▸ **Problem details**
Quote the data exactly, first line to the line containing "const avLimLevel = [56,46,46,50,50];", with no pictures.

[Begin]

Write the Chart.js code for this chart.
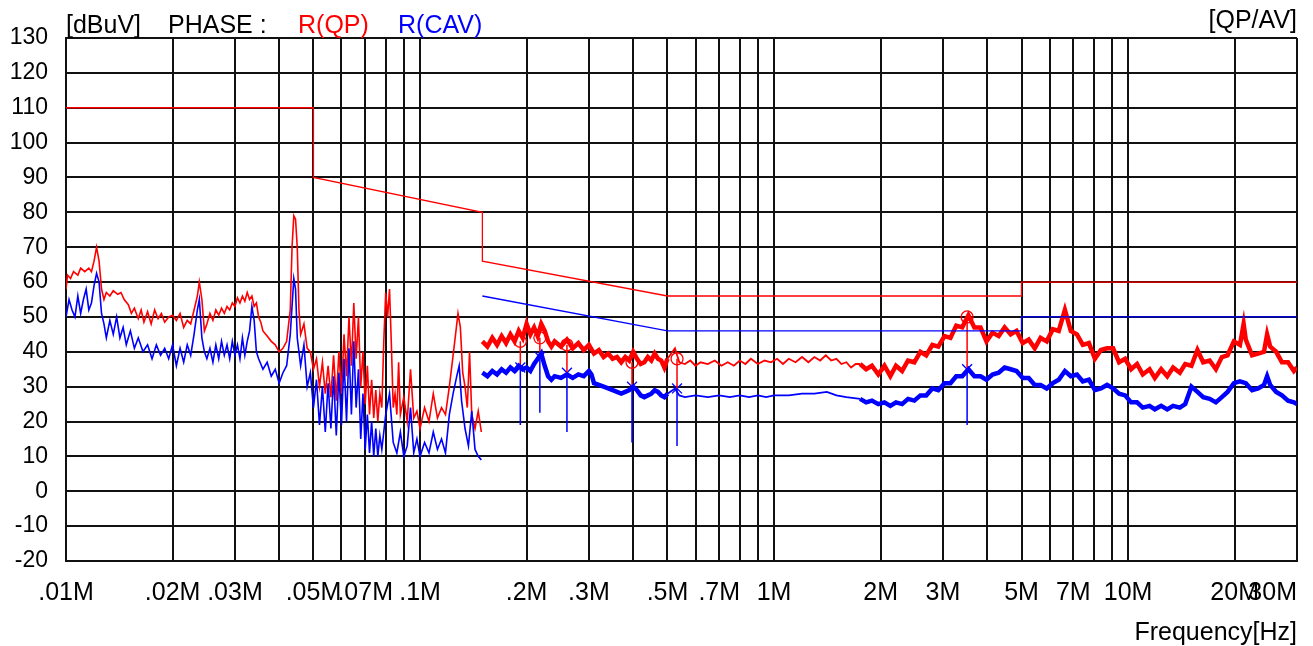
<!DOCTYPE html>
<html>
<head>
<meta charset="utf-8">
<script src="https://cdn.jsdelivr.net/npm/chart.js@4.4.1/dist/chart.umd.min.js"></script>
<style>
html, body { margin: 0; padding: 0; background: #fff; }
#wrap { width: 1313px; height: 646px; position: relative; }
</style>
</head>
<body>
<div id="wrap"><canvas id="emi"></canvas></div>
<script>
// frequencies in MHz, levels in dBuV

const gridFreqs = [0.01,0.02,0.03,0.04,0.05,0.06,0.07,0.08,0.09,
  0.1,0.2,0.3,0.4,0.5,0.6,0.7,0.8,0.9,1,2,3,4,5,6,7,8,9,10,20,30];
const tickFreqs = [0.01,0.02,0.03,0.05,0.07,0.1,0.2,0.3,0.5,0.7,1,2,3,5,7,10,20,30];
const tickLabels = ['.01M','.02M','.03M','.05M','.07M','.1M','.2M','.3M','.5M','.7M',
  '1M','2M','3M','5M','7M','10M','20M','30M'];

// limit lines
const qpLimFreq  = [0.01,0.05,0.05,0.15,0.15,0.5,5,5,30];
const qpLimLevel = [110,110,90,80,66,56,56,60,60];
const avLimFreq  = [0.15,0.5,5,5,30];
const avLimLevel = [56,46,46,50,50];

// QP trace, 0.01M - 0.15M
const qpLowFreq = [
  0.0100,0.0101,0.0103,0.0105,0.0108,0.0110,0.0113,0.0116,0.0118,0.0120,
  0.0122,0.0124,0.0126,0.0128,0.0130,0.0133,0.0136,0.0140,0.0143,0.0146,
  0.0150,0.0153,0.0156,0.0160,0.0163,0.0166,0.0170,0.0174,0.0178,0.0182,
  0.0186,0.0190,0.0195,0.0200,0.0205,0.0210,0.0215,0.0220,0.0225,0.0230,
  0.0235,0.0238,0.0242,0.0246,0.0250,0.0255,0.0260,0.0265,0.0270,0.0275,
  0.0280,0.0285,0.0290,0.0295,0.0300,0.0305,0.0310,0.0315,0.0320,0.0325,
  0.0330,0.0335,0.0340,0.0345,0.0350,0.0355,0.0360,0.0370,0.0380,0.0390,
  0.0400,0.0410,0.0420,0.0430,0.0435,0.0440,0.0445,0.0450,0.0455,0.0460,
  0.0470,0.0480,0.0490,0.0500,0.0510,0.0520,0.0530,0.0540,0.0550,0.0560,
  0.0570,0.0580,0.0590,0.0600,0.0610,0.0620,0.0630,0.0640,0.0650,0.0660,
  0.0670,0.0680,0.0690,0.0700,0.0710,0.0720,0.0730,0.0740,0.0750,0.0760,
  0.0770,0.0780,0.0790,0.0800,0.0810,0.0820,0.0830,0.0840,0.0850,0.0860,
  0.0870,0.0880,0.0900,0.0920,0.0940,0.0960,0.0980,0.1000,0.1030,0.1060,
  0.1090,0.1120,0.1150,0.1180,0.1210,0.1240,0.1260,0.1280,0.1300,0.1320,
  0.1340,0.1360,0.1380,0.1400,0.1430,0.1460,0.1490];
const qpLowLevel = [
  58,62,61,63,62,64,63,64,63,66,
  70,66,58,55,57,56,57.5,56.5,57,55,
  53.5,51,52.5,49.5,52,48.5,51.5,48,52,49.5,
  51,48.5,50,50.5,49,51,47,49,48,52,
  56,60,55,46,48,51,49,52,50.5,52.5,
  51,53,52,54,53,55.5,54,56,54.5,57,
  55,56,53,54,50,48.5,46,44.5,43,42,
  40,41,43,52,70,79,78,70,52,45,
  48,41,40,35,38,30,37,28,36,27,
  39,26,40,28,45,33,50,36,54,38,
  50,30,40,25,36,22,32,21,29,20,
  28,24,43,57,50,58,42,24,28,22,
  37,22,27,20,35,21,23,18,24,20,
  28,21,24,22,30,39,45,51,47,34,
  30,24,40,22,18,23,17];

// CAV trace, 0.01M - 0.15M
const avLowFreq = [
  0.0100,0.0102,0.0104,0.0106,0.0108,0.0110,0.0112,0.0114,0.0116,0.0118,
  0.0120,0.0122,0.0124,0.0126,0.0128,0.0130,0.0133,0.0136,0.0139,0.0142,
  0.0145,0.0148,0.0152,0.0156,0.0160,0.0165,0.0170,0.0175,0.0180,0.0185,
  0.0190,0.0195,0.0200,0.0205,0.0210,0.0215,0.0220,0.0225,0.0230,0.0235,
  0.0238,0.0242,0.0246,0.0250,0.0255,0.0260,0.0265,0.0270,0.0275,0.0280,
  0.0285,0.0290,0.0295,0.0300,0.0305,0.0310,0.0315,0.0320,0.0325,0.0330,
  0.0335,0.0340,0.0345,0.0350,0.0360,0.0370,0.0380,0.0390,0.0400,0.0410,
  0.0420,0.0430,0.0440,0.0445,0.0450,0.0460,0.0470,0.0480,0.0490,0.0500,
  0.0510,0.0520,0.0530,0.0540,0.0550,0.0560,0.0570,0.0580,0.0590,0.0600,
  0.0610,0.0620,0.0630,0.0640,0.0650,0.0660,0.0670,0.0680,0.0690,0.0700,
  0.0710,0.0720,0.0730,0.0740,0.0750,0.0760,0.0770,0.0780,0.0800,0.0820,
  0.0840,0.0860,0.0880,0.0900,0.0920,0.0940,0.0960,0.0980,0.1000,0.1030,
  0.1060,0.1090,0.1120,0.1150,0.1180,0.1210,0.1240,0.1270,0.1290,0.1310,
  0.1340,0.1370,0.1400,0.1430,0.1460,0.1490];
const avLowLevel = [
  50,55,52,50,56,51,55,58,52,54,
  59,62.5,60,51,48,44,49,45,50,44,
  47,42,46,41,44,40,42,38,42,39,
  41,38,42,36,41,37,42,39,45,52,
  55,44,40,38,41,37,42,38,43,39,
  42,38,43,39,42,38,44,39,43,46,
  53,49,40,38,35,37,33,35,31,34,
  36,45,61,58,44,36,42,30,34,24,
  32,19,30,17,31,18,33,16,34,19,
  38,20,41,22,43,24,35,15,28,12,
  22,11,20,10,18,10,16,12,22,28,
  14,11,17,10,13,24,11,15,10,14,
  11,17,12,15,11,22,28,33,36,26,
  18,13,23,12,10,9];

// QP trace, 0.15M - 30M
const qpHighFreq = [
  0.150,0.155,0.160,0.165,0.170,0.175,0.180,0.185,0.190,0.195,
  0.200,0.205,0.210,0.215,0.220,0.225,0.230,0.235,0.240,0.250,
  0.260,0.270,0.280,0.290,0.300,0.310,0.320,0.330,0.340,0.350,
  0.360,0.370,0.380,0.390,0.400,0.410,0.420,0.430,0.440,0.450,
  0.460,0.470,0.480,0.490,0.500,0.525,0.540,0.560,0.580,0.600,
  0.620,0.650,0.680,0.710,0.740,0.770,0.800,0.830,0.860,0.900,
  0.940,0.980,1.02,1.06,1.10,1.15,1.20,1.25,1.30,1.35,
  1.40,1.45,1.50,1.55,1.60,1.65,1.70,
  1.75,1.82,1.89,1.97,2.05,2.13,2.21,2.30,2.39,2.49,
  2.59,2.69,2.80,2.91,3.03,3.15,3.27,3.40,3.54,3.68,
  3.83,3.98,4.14,4.31,4.48,4.66,4.84,5.04,5.24,5.45,
  5.66,5.89,6.13,6.37,6.63,6.89,7.17,7.45,7.75,8.06,
  8.38,8.72,9.07,9.43,9.81,10.2,10.6,11.0,11.5,11.9,
  12.4,12.9,13.4,14.0,14.5,15.1,15.7,16.3,17.0,17.7,
  18.4,19.1,19.9,20.7,21.2,21.5,22.4,23.3,24.2,24.7,
  25.2,26.2,27.2,28.3,29.4,30.0];
const qpHighLevel = [
  43,41.5,44,42,44.5,42.5,45,43,46,44,
  48,45,47,44.5,48,46,43,41.5,43,41.5,
  43.5,41,42.5,40.5,42,39.5,40.5,38.5,39.5,38,
  38.5,37,38.5,37.5,40,38,36.5,37,38.5,37.5,
  39.5,38,37.5,35.5,38,41,37,36.5,37.5,36,
  37,36.5,37.5,36,37,36,37.5,36.5,38,36.5,
  37.5,37,38,36.5,38,37,38.5,37,38.5,37.5,
  39,37.5,38,36.5,37,35.5,36.5,
  36.5,35,36,33.5,36,33,36,34.5,37.5,37,
  40,39,42,41.5,44.5,44,47.5,47,50.5,47,
  47,43,45.5,44.5,47,45,46,42.5,43.5,41,
  44,43,46.5,46,52,46,45,42,42.5,38,
  40.5,41,41,37,38,35,36.5,33.5,35,32.5,
  35,33,35.5,34,36.5,36,40.5,37,37.5,35,
  38.5,39,43,42,48,43.5,39,39.5,40,45,
  41.5,40,37,37,34.5,35.5];

// CAV trace, 0.15M - 30M
const avHighFreq = [
  0.150,0.155,0.160,0.165,0.170,0.175,0.180,0.185,0.190,0.195,
  0.200,0.205,0.210,0.215,0.220,0.225,0.230,0.235,0.240,0.250,
  0.260,0.270,0.280,0.290,0.300,0.305,0.310,0.320,0.330,0.340,
  0.350,0.360,0.370,0.380,0.390,0.400,0.410,0.420,0.430,0.440,
  0.450,0.460,0.470,0.480,0.490,0.500,0.525,0.540,0.560,0.600,
  0.650,0.700,0.750,0.800,0.850,0.900,0.950,1.00,1.10,1.20,
  1.30,1.41,1.50,1.60,
  1.75,1.82,1.89,1.97,2.05,2.13,2.21,2.30,2.39,2.49,
  2.59,2.69,2.80,2.91,3.03,3.15,3.27,3.40,3.54,3.68,
  3.83,3.98,4.14,4.31,4.48,4.66,4.84,5.04,5.24,5.45,
  5.66,5.89,6.13,6.37,6.63,6.89,7.17,7.45,7.75,8.06,
  8.38,8.72,9.07,9.43,9.81,10.2,10.6,11.0,11.5,11.9,
  12.4,12.9,13.4,14.0,14.5,15.1,15.7,16.3,17.0,17.7,
  18.4,19.1,19.9,20.7,21.5,22.4,23.3,24.2,24.7,25.2,
  26.2,27.2,28.3,29.4,30.0];
const avHighLevel = [
  34,33,34.5,33.5,35,34,35.5,34.5,36,35,
  35.5,34.5,36.5,38,39.5,36,33,32,33,32.5,
  33.5,32.5,33.5,33,34.5,33.5,31,30.5,30,29.5,
  29,28.5,28,28.5,29,30,29,27.5,27,27.5,
  28,29,28.5,27.5,27,28,29.5,27.5,27,27.5,
  27,27.5,27,27.5,27,27.5,27,27.5,27.5,28,
  28,28.5,27.5,27,
  26.5,25.5,26,25,25.5,24.5,25.5,25,26.5,26,
  27.5,27.5,29.5,29,31,31,33,33,35,33,
  33,32,33.5,34,35.5,35,34.5,32.5,32.5,30.5,
  30.5,29.5,31,32,34.5,33,33.5,31.5,32,29,
  29.5,30.5,29.5,28,27.5,25.5,25.5,24,24.5,23.5,
  24.5,23.5,24.5,24,25,30,28.5,27,26.5,25.5,
  27,28.5,31,31.5,31,29,29.5,30.5,33,30.5,
  28.5,27.5,26,25.5,25];

// final measurement markers
const mkFreq  = [0.192,0.218,0.26,0.397,0.532,3.51];
const mkQP    = [43,44,42,37,38,50];
const mkAV    = [35.5,38.5,34,30,29.5,35];
const mkFloor = [19,22.5,17,14,13,19];

const RED = '#ff0000';
const BLUE = '#0000ff';
const FONT = '"Liberation Sans", Arial, sans-serif';

const toPts = (f, v) => f.map((x, i) => ({x: x, y: v[i]}));
const stems = (f, top, bottom) => {
  const out = [];
  f.forEach((x, i) => { out.push({x: x, y: top[i]}, {x: x, y: bottom[i]}, {x: x, y: null}); });
  return out;
};
const thin = ctx => (ctx.p0.parsed.x >= 0.5 && ctx.p1.parsed.x <= 1.75) ? 1.8 : 4.5;

const textPlugin = {
  id: 'texts',
  afterDraw(chart) {
    const ctx = chart.ctx;
    const a = chart.chartArea;
    const xs = chart.scales.x;
    ctx.save();
    ctx.textBaseline = 'alphabetic';
    ctx.font = '25px ' + FONT;
    ctx.fillStyle = '#000';
    tickFreqs.forEach((f, i) => {
      const px = xs.getPixelForValue(f);
      const w = ctx.measureText(tickLabels[i]).width;
      let left = px - w / 2;
      if (left + w > a.right) left = a.right - w;
      ctx.textAlign = 'left';
      ctx.fillText(tickLabels[i], left, 600);
    });
    ctx.textAlign = 'left';
    ctx.fillText('[dBuV]', 66, 33);
    ctx.fillText('PHASE :', 168, 33);
    ctx.fillStyle = RED;
    ctx.fillText('R(QP)', 298, 33);
    ctx.fillStyle = BLUE;
    ctx.fillText('R(CAV)', 398, 33);
    ctx.fillStyle = '#000';
    ctx.textAlign = 'right';
    ctx.fillText('[QP/AV]', a.right, 28);
    ctx.fillText('Frequency[Hz]', a.right, 640);
    ctx.restore();
  }
};

new Chart(document.getElementById('emi'), {
  type: 'line',
  data: {
    datasets: [
      {data: toPts(qpLimFreq, qpLimLevel), borderColor: RED, borderWidth: 1.3},
      {data: toPts(avLimFreq, avLimLevel), borderColor: BLUE, borderWidth: 1.3},
      {data: toPts(avLowFreq, avLowLevel), borderColor: BLUE, borderWidth: 1.6},
      {data: toPts(qpLowFreq, qpLowLevel), borderColor: RED, borderWidth: 1.6},
      {data: toPts(avHighFreq, avHighLevel), borderColor: BLUE, borderWidth: 4.5, segment: {borderWidth: thin}},
      {data: toPts(qpHighFreq, qpHighLevel), borderColor: RED, borderWidth: 4.5, segment: {borderWidth: thin}},
      {data: stems(mkFreq, mkAV, mkFloor), borderColor: BLUE, borderWidth: 1.5, spanGaps: false},
      {data: stems(mkFreq, mkQP, mkAV), borderColor: RED, borderWidth: 1.5, spanGaps: false},
      {data: toPts(mkFreq, mkQP), showLine: false, pointRadius: 6, pointStyle: 'circle',
        pointBorderColor: RED, pointBackgroundColor: 'rgba(0,0,0,0)', pointBorderWidth: 1.3},
      {data: toPts(mkFreq, mkAV), showLine: false, pointRadius: 7, pointStyle: 'crossRot',
        pointBorderColor: BLUE, pointBorderWidth: 1.3}
    ]
  },
  options: {
    animation: false,
    responsive: true,
    maintainAspectRatio: false,
    layout: {padding: {top: 38, right: 16, left: 0, bottom: 0}},
    elements: {point: {radius: 0}, line: {tension: 0}},
    plugins: {legend: {display: false}, tooltip: {enabled: false}},
    scales: {
      x: {
        type: 'logarithmic',
        min: 0.01,
        max: 30,
        afterBuildTicks: s => { s.ticks = gridFreqs.map(v => ({value: v})); },
        afterFit: s => { s.height = 85; },
        ticks: {display: false},
        grid: {color: '#111', lineWidth: 2, drawTicks: false},
        border: {color: '#111', width: 2}
      },
      y: {
        min: -20,
        max: 130,
        afterFit: s => { s.width = 66; },
        ticks: {stepSize: 10, padding: 18, color: '#000', font: {family: FONT, size: 23}},
        grid: {color: '#111', lineWidth: 2, drawTicks: false},
        border: {color: '#111', width: 2}
      }
    }
  },
  plugins: [textPlugin]
});
</script>
</body>
</html>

[End]

▸ **Problem solution**
Write the Chart.js code for this chart.
<!DOCTYPE html>
<html>
<head>
<meta charset="utf-8">
<script src="https://cdn.jsdelivr.net/npm/chart.js@4.4.1/dist/chart.umd.min.js"></script>
<style>
html, body { margin: 0; padding: 0; background: #fff; }
#wrap { width: 1313px; height: 646px; position: relative; }
</style>
</head>
<body>
<div id="wrap"><canvas id="emi"></canvas></div>
<script>
// frequencies in MHz, levels in dBuV

const gridFreqs = [0.01,0.02,0.03,0.04,0.05,0.06,0.07,0.08,0.09,
  0.1,0.2,0.3,0.4,0.5,0.6,0.7,0.8,0.9,1,2,3,4,5,6,7,8,9,10,20,30];
const tickFreqs = [0.01,0.02,0.03,0.05,0.07,0.1,0.2,0.3,0.5,0.7,1,2,3,5,7,10,20,30];
const tickLabels = ['.01M','.02M','.03M','.05M','.07M','.1M','.2M','.3M','.5M','.7M',
  '1M','2M','3M','5M','7M','10M','20M','30M'];

// limit lines
const qpLimFreq  = [0.01,0.05,0.05,0.15,0.15,0.5,5,5,30];
const qpLimLevel = [110,110,90,80,66,56,56,60,60];
const avLimFreq  = [0.15,0.5,5,5,30];
const avLimLevel = [56,46,46,50,50];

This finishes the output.